▶ _Provided material_
=-=-=-=-=
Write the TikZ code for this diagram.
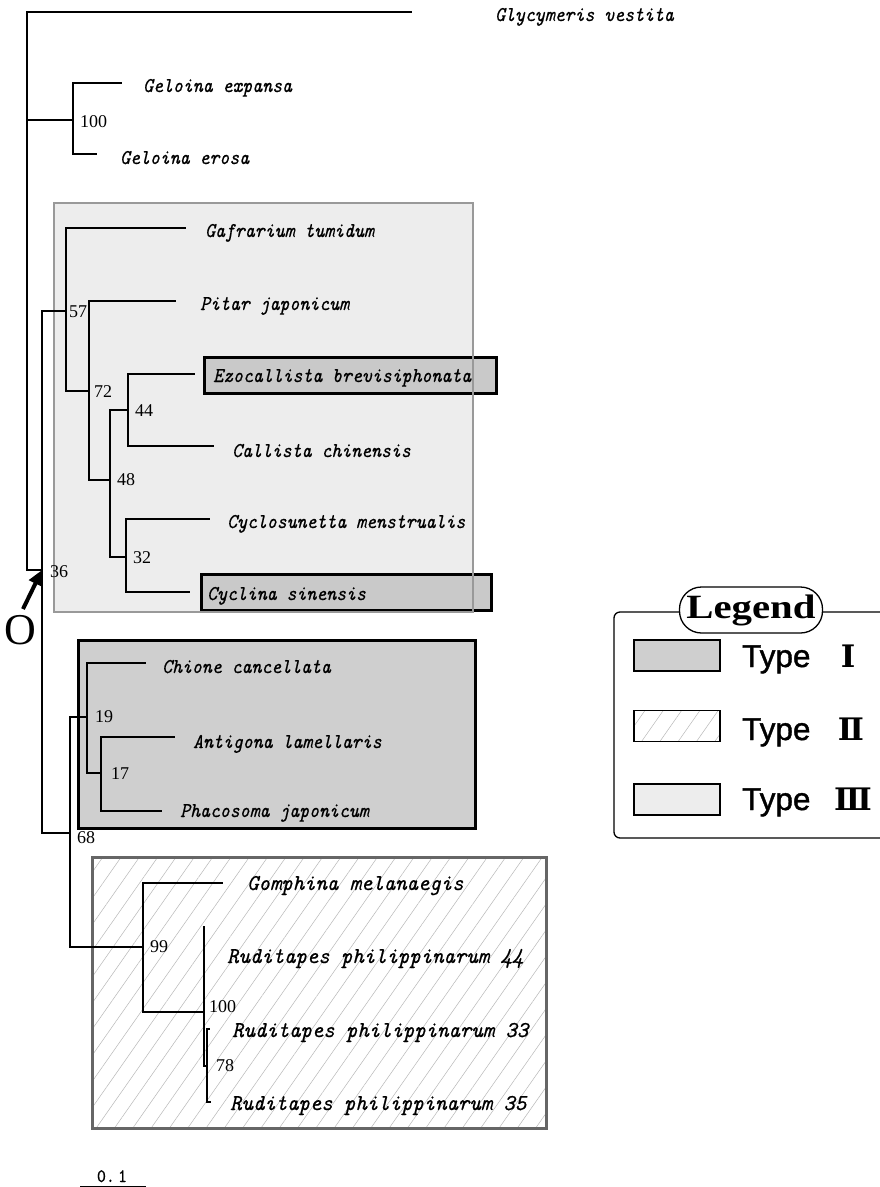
\documentclass[tikz,border=0pt]{standalone}
\usepackage{fontspec}
\setmainfont{Liberation Serif}
\newfontfamily\taxfont[ItalicFont=lmmono10-italic.otf, FakeStretch=0.9, FakeBold=0.6]{lmmono10-regular.otf}
\newfontfamily\taxfontB[ItalicFont=lmmono10-italic.otf, FakeStretch=0.96, FakeBold=0.6]{lmmono10-regular.otf}
\newfontfamily\numfont{DejaVu Serif}
\newfontfamily\typefont[FakeBold=1.2]{Liberation Sans}
\newfontfamily\legfont[FakeStretch=1.2]{Liberation Serif}
\usetikzlibrary{patterns.meta,arrows.meta}

\tikzset{
  branch/.style={line width=1.5pt},
  taxon/.style={anchor=base west, inner sep=0pt,
    font=\taxfont\itshape\fontsize{21}{21}\selectfont},
  taxonB/.style={anchor=base west, inner sep=0pt,
    font=\taxfontB\itshape\fontsize{22.6}{22.6}\selectfont},
  boot/.style={anchor=base west, inner sep=0pt, font=\fontsize{18}{18}\selectfont},
  hatch/.style={pattern={Lines[angle=55,distance=15pt,line width=0.5pt]}, pattern color=black!28},
  lightbox/.style={fill=black!7},
  lightedge/.style={draw=black!40, line width=2pt},
  darkbox/.style={fill=black!19, draw=black, line width=3pt},
  hatchedge/.style={draw=black!60, line width=3pt},
  hibox/.style={fill=black!21, draw=black, line width=3pt},
  swatch/.style={draw=black, line width=1.3pt, minimum width=86pt, minimum height=31pt, inner sep=0pt},
  typelabel/.style={anchor=base west, inner sep=0pt, font=\typefont\fontsize{31.5}{31.5}\selectfont},
  numeral/.style={anchor=base, inner sep=0pt, font=\numfont\bfseries\fontsize{31}{31}\selectfont},
  pointer/.style={line width=4pt, -{Triangle[length=15pt,width=14pt]}}
}

\begin{document}
\begin{tikzpicture}[x=1pt,y=-1pt]
\useasboundingbox (0,0) rectangle (880,1187);

% ---- clade boxes ----
\path[lightbox] (54,203) rectangle (473,612);
\draw[hibox] (204,357) rectangle (496,393);
\draw[hibox] (201,574) rectangle (491,610);
\draw[lightedge] (54,203) rectangle (473,612);
\draw[darkbox] (78,640) rectangle (475,828);
\fill[white] (92,857) rectangle (546,1128);
\path[hatch] (92,857) rectangle (546,1128);
\draw[hatchedge] (92,857) rectangle (546,1128);

% ---- tree nodes and tips ----
\coordinate (root) at (27,300);
\coordinate (tGly) at (412,12);
\coordinate (nGel) at (73,120);
\coordinate (tGex) at (122,83);
\coordinate (tGer) at (97,154);
\coordinate (n36) at (42,570);
\coordinate (n57) at (66,311);
\coordinate (tGaf) at (186,228);
\coordinate (n72) at (89,391);
\coordinate (tPit) at (176,301);
\coordinate (n48) at (110,480);
\coordinate (n44) at (128,410);
\coordinate (tEzo) at (195,374);
\coordinate (tCal) at (214,446);
\coordinate (n32) at (126,557);
\coordinate (tCyc) at (210,519);
\coordinate (tCyl) at (190,592);
\coordinate (n68) at (70,833);
\coordinate (n19) at (87,717);
\coordinate (tChi) at (146,663);
\coordinate (n17) at (101,773);
\coordinate (tAnt) at (175,737);
\coordinate (tPha) at (162,811);
\coordinate (n99) at (143,947);
\coordinate (tGom) at (223,883);
\coordinate (n100) at (204,1012);
\coordinate (tR44) at (205,927);
\coordinate (n78) at (207,1066);
\coordinate (tR33) at (210,1029);
\coordinate (tR35) at (211,1102);

% ---- branches ----
\draw[branch] (root) |- (tGly);
\draw[branch] (root) |- (nGel);
\draw[branch] (root) |- (n36);
\draw[branch] (nGel) |- (tGex);
\draw[branch] (nGel) |- (tGer);
\draw[branch] (n36) |- (n57);
\draw[branch] (n36) |- (n68);
\draw[branch] (n57) |- (tGaf);
\draw[branch] (n57) |- (n72);
\draw[branch] (n72) |- (tPit);
\draw[branch] (n72) |- (n48);
\draw[branch] (n48) |- (n44);
\draw[branch] (n48) |- (n32);
\draw[branch] (n44) |- (tEzo);
\draw[branch] (n44) |- (tCal);
\draw[branch] (n32) |- (tCyc);
\draw[branch] (n32) |- (tCyl);
\draw[branch] (n68) |- (n19);
\draw[branch] (n68) |- (n99);
\draw[branch] (n19) |- (tChi);
\draw[branch] (n19) |- (n17);
\draw[branch] (n17) |- (tAnt);
\draw[branch] (n17) |- (tPha);
\draw[branch] (n99) |- (tGom);
\draw[branch] (n99) |- (n100);
\draw[branch] (n100) |- (tR44);
\draw[branch] (n100) |- (n78);
\draw[branch] (n78) |- (tR33);
\draw[branch] (n78) |- (tR35);

% ---- taxon names ----
\node[taxon] (lGly) at (495,21) {Glycymeris vestita};
\node[taxon] (lGex) at (143,92) {Geloina expansa};
\node[taxon] (lGer) at (120,164) {Geloina erosa};
\node[taxon] (lGaf) at (205,237) {Gafrarium tumidum};
\node[taxon] (lPit) at (200,310) {Pitar japonicum};
\node[taxon] (lEzo) at (213,382) {Ezocallista brevisiphonata};
\node[taxon] (lCal) at (232,457) {Callista chinensis};
\node[taxon] (lCyc) at (227,528) {Cyclosunetta menstrualis};
\node[taxon] (lCyl) at (207,600) {Cyclina sinensis};
\node[taxon] (lChi) at (162,673) {Chione cancellata};
\node[taxon] (lAnt) at (193,748) {Antigona lamellaris};
\node[taxon] (lPha) at (180,817) {Phacosoma japonicum};
\node[taxonB] (lGom) at (247,890) {Gomphina melanaegis};
\node[taxonB] (lR44) at (227,963) {Ruditapes philippinarum 44};
\node[taxonB] (lR33) at (232,1037) {Ruditapes philippinarum 33};
\node[taxonB] (lR35) at (230,1110) {Ruditapes philippinarum 35};

% ---- bootstrap values ----
\node[boot] (bGel) at (80,127) {100};
\node[boot] (b36) at (50,577) {36};
\node[boot] (b57) at (69,317) {57};
\node[boot] (b72) at (94,397) {72};
\node[boot] (b44) at (135,416) {44};
\node[boot] (b48) at (117,485) {48};
\node[boot] (b32) at (133,563) {32};
\node[boot] (b19) at (95,722) {19};
\node[boot] (b17) at (111,779) {17};
\node[boot] (b68) at (77,843) {68};
\node[boot] (b99) at (150,952) {99};
\node[boot] (b100) at (209,1012) {100};
\node[boot] (b78) at (216,1071) {78};

% ---- origin marker ----
\node[inner sep=0pt, font=\fontsize{44}{44}\selectfont] (olabel) at (20,630) {O};
\coordinate (otail) at (23,609);
\draw[pointer] (otail) -- (n36);

% ---- scale bar ----
\coordinate (sbL) at (80,1186);
\coordinate (sbR) at (146,1186);
\draw[line width=1pt] (sbL) -- (sbR);
\node[anchor=base, inner sep=0pt, font=\taxfont\fontsize{19}{19}\selectfont] (sblab) at (112,1182) {0.\,1};

% ---- legend ----
\draw[line width=1.3pt, rounded corners=6pt] (614,612) rectangle (895,838);
\node[draw, fill=white, line width=1.3pt, rounded corners=22pt, minimum width=143pt,
      minimum height=46pt, inner sep=0pt,
      font=\legfont\bfseries\fontsize{34}{34}\selectfont] (legtitle) at (751,610) {Legend};
\node[swatch, fill=black!19] (sw1) at (677,655.5) {};
\node[swatch, fill=white, hatch] (sw2) at (677,726) {};
\node[swatch, fill=black!7] (sw3) at (677,799.5) {};
\node[typelabel] (ty1) at (742,667) {Type};
\node[typelabel] (ty2) at (742,740) {Type};
\node[typelabel] (ty3) at (742,810) {Type};
\node[numeral] (nm1) at (848,667) {Ⅰ};
\node[numeral] (nm2) at (851,740) {Ⅱ};
\node[numeral] (nm3) at (853,810) {Ⅲ};
\end{tikzpicture}
\end{document}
=-=-=-=-=
▶ _Task statement_
Begin at the first line of the data above and repeat each line exactly, stopping after the line containing "(0,0) rectangle (880,1187);". Omit the pictures.

▶ _Result_
Write the TikZ code for this diagram.
\documentclass[tikz,border=0pt]{standalone}
\usepackage{fontspec}
\setmainfont{Liberation Serif}
\newfontfamily\taxfont[ItalicFont=lmmono10-italic.otf, FakeStretch=0.9, FakeBold=0.6]{lmmono10-regular.otf}
\newfontfamily\taxfontB[ItalicFont=lmmono10-italic.otf, FakeStretch=0.96, FakeBold=0.6]{lmmono10-regular.otf}
\newfontfamily\numfont{DejaVu Serif}
\newfontfamily\typefont[FakeBold=1.2]{Liberation Sans}
\newfontfamily\legfont[FakeStretch=1.2]{Liberation Serif}
\usetikzlibrary{patterns.meta,arrows.meta}

\tikzset{
  branch/.style={line width=1.5pt},
  taxon/.style={anchor=base west, inner sep=0pt,
    font=\taxfont\itshape\fontsize{21}{21}\selectfont},
  taxonB/.style={anchor=base west, inner sep=0pt,
    font=\taxfontB\itshape\fontsize{22.6}{22.6}\selectfont},
  boot/.style={anchor=base west, inner sep=0pt, font=\fontsize{18}{18}\selectfont},
  hatch/.style={pattern={Lines[angle=55,distance=15pt,line width=0.5pt]}, pattern color=black!28},
  lightbox/.style={fill=black!7},
  lightedge/.style={draw=black!40, line width=2pt},
  darkbox/.style={fill=black!19, draw=black, line width=3pt},
  hatchedge/.style={draw=black!60, line width=3pt},
  hibox/.style={fill=black!21, draw=black, line width=3pt},
  swatch/.style={draw=black, line width=1.3pt, minimum width=86pt, minimum height=31pt, inner sep=0pt},
  typelabel/.style={anchor=base west, inner sep=0pt, font=\typefont\fontsize{31.5}{31.5}\selectfont},
  numeral/.style={anchor=base, inner sep=0pt, font=\numfont\bfseries\fontsize{31}{31}\selectfont},
  pointer/.style={line width=4pt, -{Triangle[length=15pt,width=14pt]}}
}

\begin{document}
\begin{tikzpicture}[x=1pt,y=-1pt]
\useasboundingbox (0,0) rectangle (880,1187);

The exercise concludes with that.